### Instructions for the task
Locate each line with the string "chart" in the listing below and copy it.

## Begin Given data

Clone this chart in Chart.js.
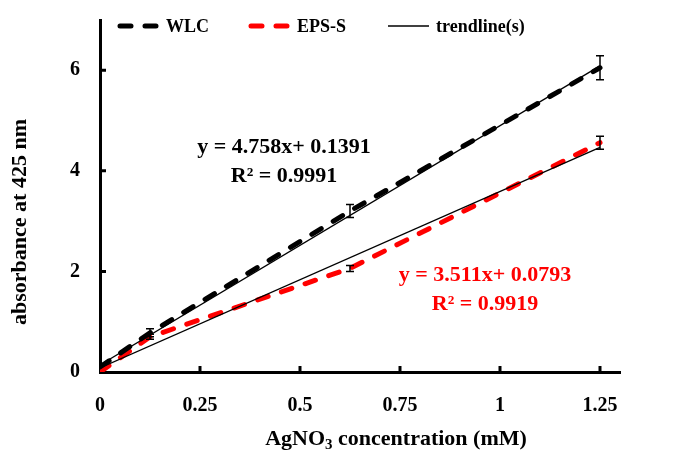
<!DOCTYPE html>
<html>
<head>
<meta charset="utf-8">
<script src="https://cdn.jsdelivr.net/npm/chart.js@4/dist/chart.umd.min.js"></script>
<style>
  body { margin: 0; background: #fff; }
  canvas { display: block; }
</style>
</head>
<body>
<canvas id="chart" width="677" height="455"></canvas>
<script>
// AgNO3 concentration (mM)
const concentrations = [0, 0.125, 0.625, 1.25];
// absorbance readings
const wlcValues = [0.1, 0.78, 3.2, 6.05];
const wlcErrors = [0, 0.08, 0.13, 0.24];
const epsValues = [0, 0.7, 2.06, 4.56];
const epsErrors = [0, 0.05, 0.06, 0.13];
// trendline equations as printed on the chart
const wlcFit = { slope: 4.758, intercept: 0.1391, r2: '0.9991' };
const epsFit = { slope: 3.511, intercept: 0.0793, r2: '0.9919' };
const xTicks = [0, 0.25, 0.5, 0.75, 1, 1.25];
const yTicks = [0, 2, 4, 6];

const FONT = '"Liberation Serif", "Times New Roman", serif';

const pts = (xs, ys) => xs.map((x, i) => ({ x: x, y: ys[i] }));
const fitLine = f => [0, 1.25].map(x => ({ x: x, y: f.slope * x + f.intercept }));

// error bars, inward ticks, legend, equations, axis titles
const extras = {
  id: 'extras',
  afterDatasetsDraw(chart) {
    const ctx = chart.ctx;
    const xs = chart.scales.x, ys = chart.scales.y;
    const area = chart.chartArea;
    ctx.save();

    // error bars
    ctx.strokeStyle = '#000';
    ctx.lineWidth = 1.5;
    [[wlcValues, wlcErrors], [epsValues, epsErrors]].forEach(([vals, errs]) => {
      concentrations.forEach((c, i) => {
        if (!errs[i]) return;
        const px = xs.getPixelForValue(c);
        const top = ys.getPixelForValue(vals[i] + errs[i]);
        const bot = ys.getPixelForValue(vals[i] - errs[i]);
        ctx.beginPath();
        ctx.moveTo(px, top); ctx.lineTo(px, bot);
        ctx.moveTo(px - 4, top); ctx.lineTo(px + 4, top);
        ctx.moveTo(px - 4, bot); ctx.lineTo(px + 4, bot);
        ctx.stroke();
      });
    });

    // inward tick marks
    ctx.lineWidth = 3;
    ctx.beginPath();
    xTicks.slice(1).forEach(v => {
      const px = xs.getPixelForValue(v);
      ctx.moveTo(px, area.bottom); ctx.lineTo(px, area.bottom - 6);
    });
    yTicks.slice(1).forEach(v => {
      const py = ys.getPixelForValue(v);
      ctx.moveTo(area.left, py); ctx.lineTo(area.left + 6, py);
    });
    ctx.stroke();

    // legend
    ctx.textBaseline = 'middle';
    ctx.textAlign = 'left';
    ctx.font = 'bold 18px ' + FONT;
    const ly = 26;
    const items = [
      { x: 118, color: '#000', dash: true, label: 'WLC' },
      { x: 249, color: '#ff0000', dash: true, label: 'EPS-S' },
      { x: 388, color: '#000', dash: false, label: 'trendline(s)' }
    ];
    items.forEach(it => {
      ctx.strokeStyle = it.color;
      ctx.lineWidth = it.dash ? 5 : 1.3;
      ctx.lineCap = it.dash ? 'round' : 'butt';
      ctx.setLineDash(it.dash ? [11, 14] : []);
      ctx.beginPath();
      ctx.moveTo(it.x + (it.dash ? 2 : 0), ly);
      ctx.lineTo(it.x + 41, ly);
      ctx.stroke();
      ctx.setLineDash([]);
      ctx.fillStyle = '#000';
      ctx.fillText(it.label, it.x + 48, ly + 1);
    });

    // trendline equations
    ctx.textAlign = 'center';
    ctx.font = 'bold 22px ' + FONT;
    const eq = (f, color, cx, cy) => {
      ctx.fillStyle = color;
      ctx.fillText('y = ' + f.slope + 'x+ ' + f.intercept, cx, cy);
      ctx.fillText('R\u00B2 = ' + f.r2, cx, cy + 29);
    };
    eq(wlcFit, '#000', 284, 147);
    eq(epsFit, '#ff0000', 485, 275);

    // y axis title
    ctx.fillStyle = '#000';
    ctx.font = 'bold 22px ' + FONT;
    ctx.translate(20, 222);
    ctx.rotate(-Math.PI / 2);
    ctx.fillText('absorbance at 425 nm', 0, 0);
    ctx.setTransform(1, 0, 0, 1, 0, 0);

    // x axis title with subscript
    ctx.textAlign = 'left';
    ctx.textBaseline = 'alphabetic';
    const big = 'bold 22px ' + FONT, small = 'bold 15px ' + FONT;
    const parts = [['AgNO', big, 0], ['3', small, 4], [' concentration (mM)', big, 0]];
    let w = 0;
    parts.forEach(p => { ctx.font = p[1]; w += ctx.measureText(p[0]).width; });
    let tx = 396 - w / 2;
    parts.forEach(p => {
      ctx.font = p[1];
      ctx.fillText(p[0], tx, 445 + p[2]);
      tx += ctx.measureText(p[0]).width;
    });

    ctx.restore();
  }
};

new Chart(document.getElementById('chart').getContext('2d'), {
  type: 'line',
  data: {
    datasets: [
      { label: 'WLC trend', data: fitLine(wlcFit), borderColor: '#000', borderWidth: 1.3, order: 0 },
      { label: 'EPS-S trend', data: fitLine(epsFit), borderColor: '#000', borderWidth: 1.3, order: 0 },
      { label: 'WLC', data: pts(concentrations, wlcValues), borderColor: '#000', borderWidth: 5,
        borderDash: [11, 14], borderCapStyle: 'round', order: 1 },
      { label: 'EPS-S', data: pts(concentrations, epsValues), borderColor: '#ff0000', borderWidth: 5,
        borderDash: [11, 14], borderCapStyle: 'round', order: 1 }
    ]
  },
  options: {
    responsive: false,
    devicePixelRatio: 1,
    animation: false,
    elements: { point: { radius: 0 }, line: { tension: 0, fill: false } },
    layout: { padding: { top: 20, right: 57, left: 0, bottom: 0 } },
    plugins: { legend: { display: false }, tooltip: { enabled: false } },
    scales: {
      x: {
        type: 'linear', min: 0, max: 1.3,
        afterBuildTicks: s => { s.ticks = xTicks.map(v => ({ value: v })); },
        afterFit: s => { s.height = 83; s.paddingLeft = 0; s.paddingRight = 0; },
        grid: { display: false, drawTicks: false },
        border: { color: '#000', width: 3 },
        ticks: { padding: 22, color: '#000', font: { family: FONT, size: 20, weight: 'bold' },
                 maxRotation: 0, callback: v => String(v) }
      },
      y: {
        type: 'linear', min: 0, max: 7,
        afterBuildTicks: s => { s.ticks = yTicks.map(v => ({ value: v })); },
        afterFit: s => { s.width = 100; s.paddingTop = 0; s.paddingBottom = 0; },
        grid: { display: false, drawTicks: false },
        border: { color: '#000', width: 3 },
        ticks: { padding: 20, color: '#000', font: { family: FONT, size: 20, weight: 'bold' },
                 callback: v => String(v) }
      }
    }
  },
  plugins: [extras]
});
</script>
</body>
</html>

## End Given data

### Written answer
Clone this chart in Chart.js.
<script src="https://cdn.jsdelivr.net/npm/chart.js@4/dist/chart.umd.min.js"></script>
<canvas id="chart" width="677" height="455"></canvas>
// trendline equations as printed on the chart
  afterDatasetsDraw(chart) {
    const ctx = chart.ctx;
    const xs = chart.scales.x, ys = chart.scales.y;
    const area = chart.chartArea;
new Chart(document.getElementById('chart').getContext('2d'), {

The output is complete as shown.